# $500 Craigslist Car On Uber & Lyft



## UberComic (Apr 17, 2014)

The only way to fly for 90 cents a mile.


----------



## Adieu (Feb 21, 2016)

Pretty much.

Only thing I'd add is, if you're spending anything at all over the bare mimimum, check what yearS (plural!) a model's generation was available.

Example:

















See what I mean? The '04 looks like an antique, the '05 looks quite modern and respectable. The '04 will draw the unfavourable kind of attention... while the '05 isn't likely to get any kind of negative reaction whatsoever, and probably won't even be identified as a 12yo car at all.

And yes there often will be a price bump between generations, but NOT ALWAYS.

HOWEVER: on the flip side, if you do NOT care, specifically TRY to look for models that switched generations to get great deals on the older gen ones. And make SURE to include that in your lowball attempts at haggling aggressively...


----------



## LAuberX (Jun 3, 2014)

$500 is the right price if you are going to buy a car for Uber.

Good Luck Mike!


----------



## tohunt4me (Nov 23, 2015)

UberComic said:


> The only way to fly for 90 cents a mile.


Were the blood stains hard to get out ?

Did you get keys ?
Or start it under the hood ?


----------



## UberDez (Mar 28, 2017)

If you're gonna do uberx and lyft fun time to make money this is the way to do it. Don't spend over $2k. 
Drive it till it dies sell it for scrap and start over again. Or use it for a year and if it still runs good sell it for close to the same amount you paid. I bet this guy could get $2000 for this car now that's it is cleaned up


----------



## Sal29 (Jul 27, 2014)

The key to Uber X and Lyft is to run a $500 car into the ground, part it out for $2000, and then sell the remaining car for scrap metal. Keep repeating this process and you can actually make about $15 an hour pure profit doing Uber X and Lyft.


----------



## uberguyla (Jun 19, 2017)

UberDezNutz where do you even find a car under 2k most of the CarFax cars that qualify are like 5k


----------



## Adieu (Feb 21, 2016)

uberguyla said:


> UberDezNutz where do you even find a car under 2k most of the CarFax cars that qualify are like 5k


Eh what CarFax? You mean CarMAX???

That place is RIDICULOUSLY expensive


----------



## uberguyla (Jun 19, 2017)

Nah I was using the CarFax App yes CarMax is way too overpriced, when combined with that warranty you can basically just buy a lot of cars new. Any suggestions aside from Craigslist on where I can get a cheap Uber ride?


----------



## Adieu (Feb 21, 2016)

uberguyla said:


> Nah I was using the CarFax App yes CarMax is way too overpriced, when combined with that warranty you can basically just buy a lot of cars new. Any suggestions aside from Craigslist on where I can get a cheap Uber ride?

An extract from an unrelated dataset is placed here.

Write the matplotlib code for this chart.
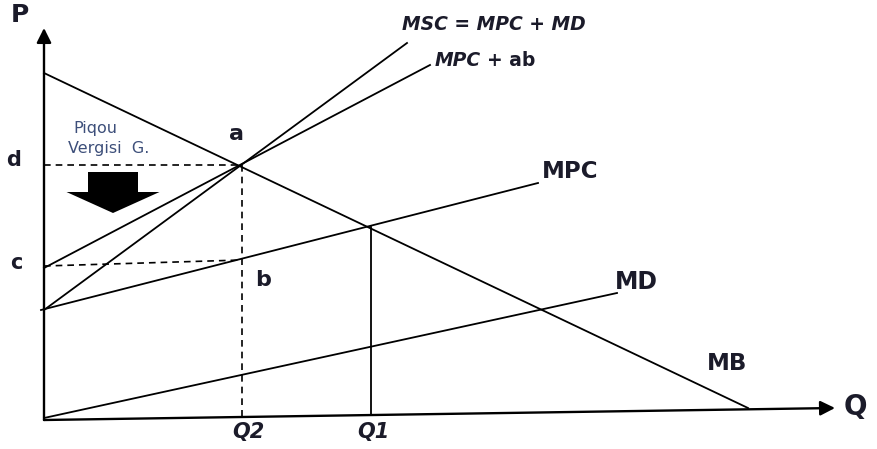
import matplotlib
matplotlib.use('Agg')
import matplotlib.pyplot as plt
from matplotlib.patches import FancyArrow

# ── Curve end points (Q, P) in drawing units, origin at the axes corner ──
mb_q, mb_p = [0, 704], [345, 10]
msc_q, msc_p = [0, 363], [108, 375]
mpcab_q, mpcab_p = [0, 386], [150, 353]
mpc_q, mpc_p = [-3, 494], [108, 235]
md_q, md_p = [0, 573], [0, 125]

# key levels
Q2, Q1 = 198, 327
P_d, P_b, P_c = 253, 158, 152
P_q1 = 191

# axes
xaxis_q, xaxis_p = [0, 791], [-2, 10]
yaxis_q, yaxis_p = [0, 0], [-2, 390]

INK = '#1b1b2a'
FONT = 'DejaVu Sans'

fig = plt.figure(figsize=(8.77, 4.49), dpi=100)
ax = fig.add_axes([0, 0, 1, 1])
ax.set_xlim(-44, 833)
ax.set_ylim(-31, 418)
ax.axis('off')

# axes with arrows
ax.annotate('', xy=(xaxis_q[1], xaxis_p[1]), xytext=(xaxis_q[0], xaxis_p[0]),
            arrowprops=dict(arrowstyle='-|>', lw=1.7, color='black', mutation_scale=22,
                            shrinkA=0, shrinkB=0))
ax.annotate('', xy=(yaxis_q[1], yaxis_p[1]), xytext=(yaxis_q[0], yaxis_p[0]),
            arrowprops=dict(arrowstyle='-|>', lw=1.7, color='black', mutation_scale=22,
                            shrinkA=0, shrinkB=0))

# curves
lw = 1.3
ax.plot(mb_q, mb_p, color='black', lw=lw)
ax.plot(msc_q, msc_p, color='black', lw=lw)
ax.plot(mpcab_q, mpcab_p, color='black', lw=lw)
ax.plot(mpc_q, mpc_p, color='black', lw=lw)
ax.plot(md_q, md_p, color='black', lw=lw)

# guide lines
ax.plot([0, Q2], [P_d, P_d], color='black', lw=1.2, ls=(0, (4, 3)))
ax.plot([0, Q2], [P_c, P_b], color='black', lw=1.2, ls=(0, (4, 3)))
ax.plot([Q2, Q2], [P_d, 0], color='black', lw=1.2, ls=(0, (4, 3)))
ax.plot([Q1, Q1], [P_q1, 3], color='black', lw=1.3)

# tax arrow
ax.add_patch(FancyArrow(69, 246, 0, -41, width=50, head_width=93, head_length=21,
                        length_includes_head=True, color='black', lw=0))

# labels
bold = dict(fontweight='bold', color=INK, family=FONT)
ax.text(-24, 403, 'P', fontsize=18, ha='center', va='center', **bold)
ax.text(811, 11, 'Q', fontsize=20, ha='center', va='center', **bold)
ax.text(-30, P_d + 5, 'd', fontsize=15, ha='center', va='center', **bold)
ax.text(-28, P_c + 3, 'c', fontsize=15, ha='center', va='center', **bold)
ax.text(192, 284, 'a', fontsize=16, ha='center', va='center', **bold)
ax.text(219, 138, 'b', fontsize=16, ha='center', va='center', **bold)
ax.text(Q2 + 6, -14, 'Q2', fontsize=15, style='italic', ha='center', va='center', **bold)
ax.text(Q1 + 2, -14, 'Q1', fontsize=15, style='italic', ha='center', va='center', **bold)

ax.text(29, 290, 'Piqou', fontsize=11.5, color='#3d4f7a', family=FONT, va='center')
ax.text(24, 270, 'Vergisi  G.', fontsize=11.5, color='#3d4f7a', family=FONT, va='center')

ax.text(358, 393, 'MSC = MPC + MD', fontsize=13.5, style='italic', va='center', **bold)
t_mpc = ax.text(391, 358, 'MPC', fontsize=13.5, style='italic', va='center', **bold)
ax.annotate('+ ab', xy=(1, 0.5), xycoords=t_mpc, xytext=(4, 0), textcoords='offset points',
            fontsize=13.5, va='center', **bold)
ax.text(498, 246, 'MPC', fontsize=16.5, va='center', **bold)
ax.text(571, 136, 'MD', fontsize=17, va='center', **bold)
ax.text(663, 55, 'MB', fontsize=16.5, va='center', **bold)

plt.savefig('out.png', dpi=100)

Craigslist, Pennysaver/other classified ads, For sale signs, GSA auction

In other words, generally NOT an established car dealership's lot.


----------



## UberDez (Mar 28, 2017)

uberguyla said:


> UberDezNutz where do you even find a car under 2k most of the CarFax cars that qualify are like 5k


Auto auctions and craigslist also join a local cars for sale group on Facebook. 
I don't know what carfax has to do with anything


----------



## Adieu (Feb 21, 2016)

uberguyla said:


> Nah I was using the CarFax App yes CarMax is way too overpriced, when combined with that warranty you can basically just buy a lot of cars new. Any suggestions aside from Craigslist on where I can get a cheap Uber ride?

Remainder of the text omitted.